## WHAT YOU ARE ASKED TO DO:
Quote the whole listing exactly. Leave the pictures out of your copy.

## DATA LINES:
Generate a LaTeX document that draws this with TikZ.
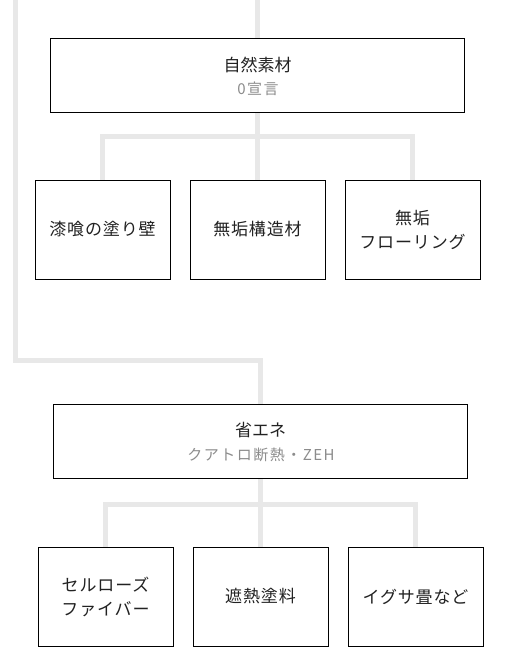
\documentclass[tikz,border=0pt]{standalone}
\usepackage{fontspec}
\setmainfont{Noto Sans CJK JP}
\usetikzlibrary{backgrounds}
\definecolor{linegrey}{HTML}{E8E8E8}
\definecolor{subgrey}{HTML}{8C8C8C}
\definecolor{textdark}{HTML}{222222}
\tikzset{
  conn/.style={draw=linegrey, line width=5pt},
  bigbox/.style={draw=black, line width=1pt, fill=white, minimum width=414pt, minimum height=74pt, inner sep=0pt},
  leafbox/.style={draw=black, line width=1pt, fill=white, minimum width=135pt, minimum height=99pt, inner sep=0pt, align=center, font=\fontsize{17}{24}\selectfont\addfontfeature{LetterSpace=5}, text=textdark},
  titletext/.style={font=\fontsize{17}{20}\selectfont, text=textdark, inner sep=0pt},
  subtext/.style={font=\fontsize{15}{18}\selectfont\addfontfeature{LetterSpace=10}, text=subgrey, inner sep=0pt}
}
\begin{document}
\begin{tikzpicture}[x=1pt,y=-1pt]
\useasboundingbox (0,0) rectangle (506,663);
% nodes
\node[bigbox] (nat) at (257.5,76) {};
\node[titletext] (natT) at (257.5,65) {自然素材};
\node[subtext] (natS) at (258,89) {0宣言};
\node[leafbox] (a1) at (102.5,229.5) {漆喰の塗り壁};
\node[leafbox] (a2) at (257.5,229.5) {無垢構造材};
\node[leafbox] (a3) at (412.5,229.5) {無垢\\フローリング};
\node[bigbox] (sav) at (260.5,441) {};
\node[titletext] (savT) at (260.5,430) {省エネ};
\node[subtext] (savS) at (261,455) {クアトロ断熱・ZEH};
\node[leafbox] (b1) at (105.5,596.5) {セルローズ\\ファイバー};
\node[leafbox] (b2) at (260.5,596.5) {遮熱塗料};
\node[leafbox] (b3) at (415.5,596.5) {イグサ畳など};
% connectors
\coordinate (topC) at (257.5,0);
\coordinate (topL) at (15,0);
\begin{scope}[on background layer]
  \draw[conn] (topC) -- (nat.north);
  \draw[conn] (nat.south) -- (a2.north);
  \draw[conn] (a1.north) -- ++(0,-42.5) -| (a3.north);
  \draw[conn] (topL) -- (15,360.5) -| (sav.north);
  \draw[conn] (sav.south) -- (b2.north);
  \draw[conn] (b1.north) -- ++(0,-42.5) -| (b3.north);
\end{scope}
\end{tikzpicture}
\end{document}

## SOLUTION:
Generate a LaTeX document that draws this with TikZ.
\documentclass[tikz,border=0pt]{standalone}
\usepackage{fontspec}
\setmainfont{Noto Sans CJK JP}
\usetikzlibrary{backgrounds}
\definecolor{linegrey}{HTML}{E8E8E8}
\definecolor{subgrey}{HTML}{8C8C8C}
\definecolor{textdark}{HTML}{222222}
\tikzset{
  conn/.style={draw=linegrey, line width=5pt},
  bigbox/.style={draw=black, line width=1pt, fill=white, minimum width=414pt, minimum height=74pt, inner sep=0pt},
  leafbox/.style={draw=black, line width=1pt, fill=white, minimum width=135pt, minimum height=99pt, inner sep=0pt, align=center, font=\fontsize{17}{24}\selectfont\addfontfeature{LetterSpace=5}, text=textdark},
  titletext/.style={font=\fontsize{17}{20}\selectfont, text=textdark, inner sep=0pt},
  subtext/.style={font=\fontsize{15}{18}\selectfont\addfontfeature{LetterSpace=10}, text=subgrey, inner sep=0pt}
}
\begin{document}
\begin{tikzpicture}[x=1pt,y=-1pt]
\useasboundingbox (0,0) rectangle (506,663);
% nodes
\node[bigbox] (nat) at (257.5,76) {};
\node[titletext] (natT) at (257.5,65) {自然素材};
\node[subtext] (natS) at (258,89) {0宣言};
\node[leafbox] (a1) at (102.5,229.5) {漆喰の塗り壁};
\node[leafbox] (a2) at (257.5,229.5) {無垢構造材};
\node[leafbox] (a3) at (412.5,229.5) {無垢\\フローリング};
\node[bigbox] (sav) at (260.5,441) {};
\node[titletext] (savT) at (260.5,430) {省エネ};
\node[subtext] (savS) at (261,455) {クアトロ断熱・ZEH};
\node[leafbox] (b1) at (105.5,596.5) {セルローズ\\ファイバー};
\node[leafbox] (b2) at (260.5,596.5) {遮熱塗料};
\node[leafbox] (b3) at (415.5,596.5) {イグサ畳など};
% connectors
\coordinate (topC) at (257.5,0);
\coordinate (topL) at (15,0);
\begin{scope}[on background layer]
  \draw[conn] (topC) -- (nat.north);
  \draw[conn] (nat.south) -- (a2.north);
  \draw[conn] (a1.north) -- ++(0,-42.5) -| (a3.north);
  \draw[conn] (topL) -- (15,360.5) -| (sav.north);
  \draw[conn] (sav.south) -- (b2.north);
  \draw[conn] (b1.north) -- ++(0,-42.5) -| (b3.north);
\end{scope}
\end{tikzpicture}
\end{document}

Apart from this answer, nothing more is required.